Other voices: Legitimate protesting
Excerpts from two North Carolina editorials about this week’s violence in Charlotte:
This week, Charlotte became one more visibly troubled city in America, another place that’s endured violent protests in the wake of a shooting involving police and a black person. Our city may be different from Ferguson or Baltimore, and our police have been progressive in building relationships with communities here. But Charlotte shares something with so many U.S. cities and towns – that blacks feel threatened in their interactions with law enforcement, and powerless in other ways.
No, that shouldn’t be expressed with lawlessness, as it was in uptown and elsewhere this week. But we shouldn’t dismiss those who protest peacefully because of the senselessness of those who don’t. The pain behind those legitimate protests is real, and we must confront it with real dialogue and real prescriptions on issues like economic mobility and school achievement gaps.

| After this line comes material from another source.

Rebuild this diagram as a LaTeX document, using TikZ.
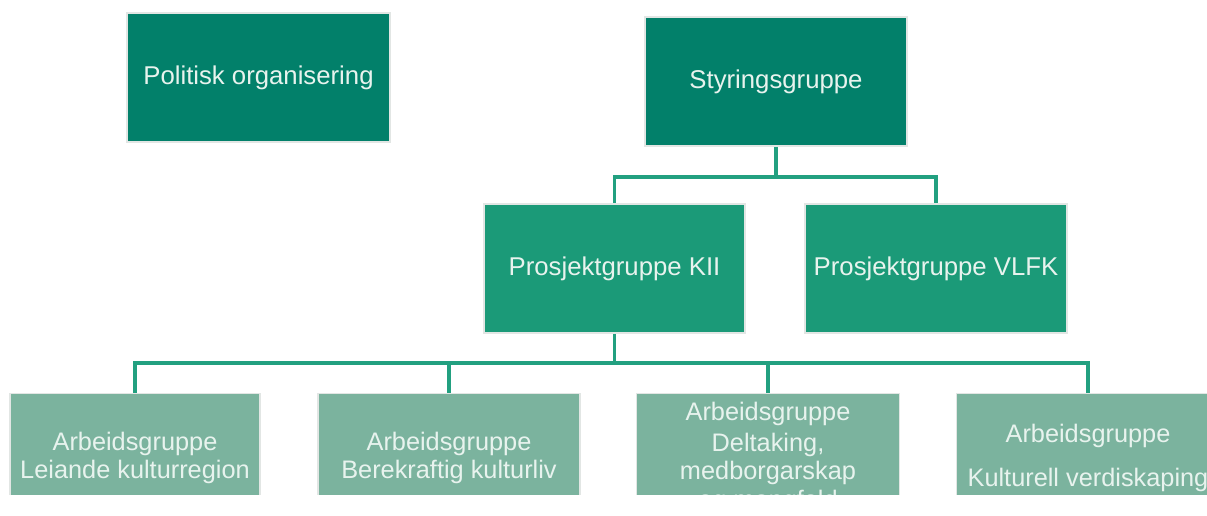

… Our police department and black leaders have done the right kind of work to encourage dialogue. Our city and county officials care about fixing the core problems that plague distressed neighborhoods. So do many other Charlotteans.
… The uptown protests will end eventually, and these streets will clean up nicely soon enough. But the pain behind the legitimate protests will remain. We can’t ignore it. We shouldn’t dismiss it. We should understand that what we’ve seen this week is a reminder, and an opportunity. We need to walk these streets, together.
— The Charlotte Observer
Lack of trust hurts
… The riot should not be used to fuel a narrative that Black Lives Matter is in conflict with public safety. To preserve real law and order, police must be even-handed and respectful of all persons whom they protect and serve. They have to earn the public’s trust. At the same time, there’s no excuse for extreme actions that put innocent lives at risk and destroy property. Police, and the civilian authorities who oversee the police, deserve the chance to do the right thing in the right way.
The Greensboro City Council took a step for openness Tuesday, voting to release body-cam video of police misconduct that occurred in June and led to an officer’s resignation. When police are willing to reveal mistakes, trust is strengthened.
Charlotte, like Greensboro, has been harmed by the effects of McCrory’s HB 2. It’s cost both cities ACC and NCAA events.
Lack of trust for police can hurt, too — even when the police aren’t wrong.